Well, this frightening epiphany of mine was prompted by a brilliant poem I read the other day on exactly the same sort of thing. It is by the American writer Jacqueline Woodson and it is called ‘Reading’. I thought I would share it because I imagine many of you might be able to relate to the message:

 

Reading By Jacqueline Woodson

 

I am not my sister.

Words from the books curl around each other

make little sense

until

I read them again 

and again, the story

settling into memory. Too slow

the teacher says.

Read faster.

Too babyish, the teacher says. 

Read older.

But I don’t want to read faster or older or

any way else that might

make the story disappear too quickly

from where it’s settling 

inside my brain,

slowly becoming a part of me.

A story I will remember

long after I’ve read it for the second, 

third, tenth,

hundredth time.

 

Some of the lines here really touch home. Woodson is perceptive in describing how an attitude to reading and our relationship with books and stories should be fun and personal – a pleasure. How mere love of a simple story is enough.

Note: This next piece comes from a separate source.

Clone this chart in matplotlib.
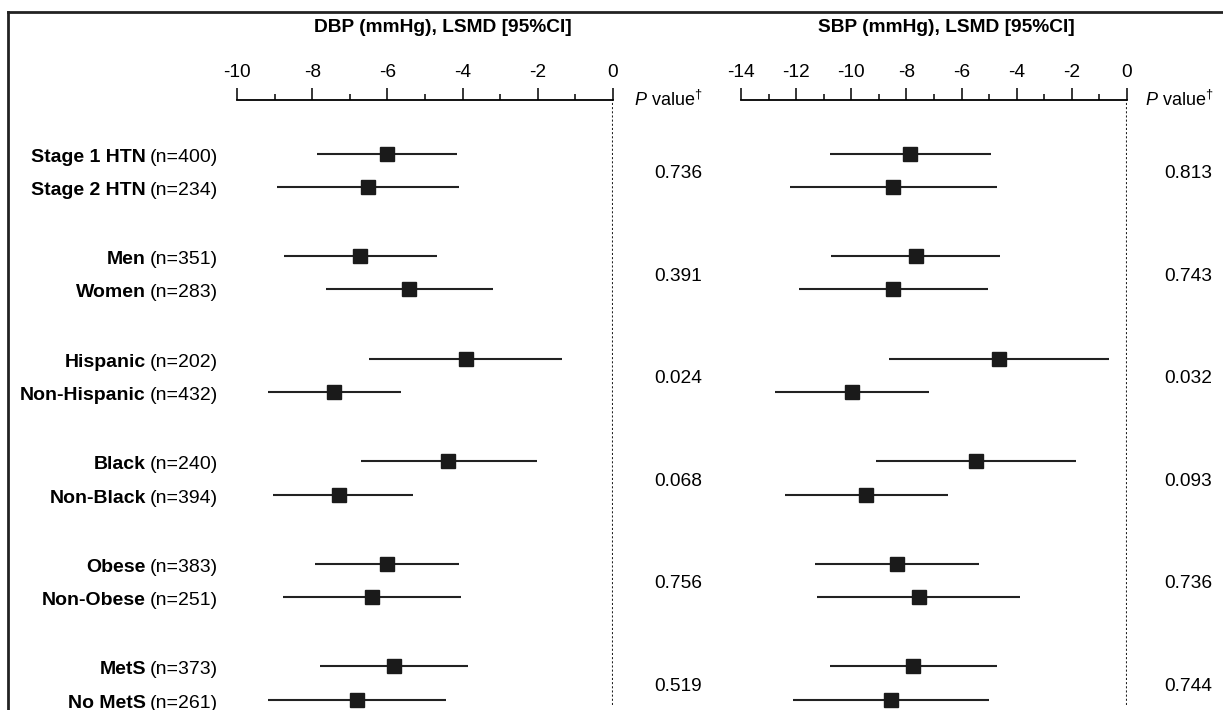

The thought that those books we love and have read, reread and read again are the ones that ‘slowly’ become a ‘part’ of us is very profound. And, we can only become this intimate with a text through rereading some would argue. Woodson’s last lines embrace the idea that to read two, three, ten, or one hundred times a story is the start of this intimate, symbiotic relationship between the reader and the text.

To have read a book one hundred times is not a source of shame, but a source of pride and a thing to celebrate!

And so this is what I will do for my summer reading this coming holiday. I am going to return to Michael Hardcastle, dig out In the Net, reread and drift back to those familiar, comforting words.

As the summer holidays approach for you too, I advise going back to a fond old text – a story that you love, know well and have read before – to read it again, regardless of your age, the book’s age, the target audience or whether it’s deemed a worthy classic or a trashy tale.

So read, reread and read again, without shame, simply because you love it!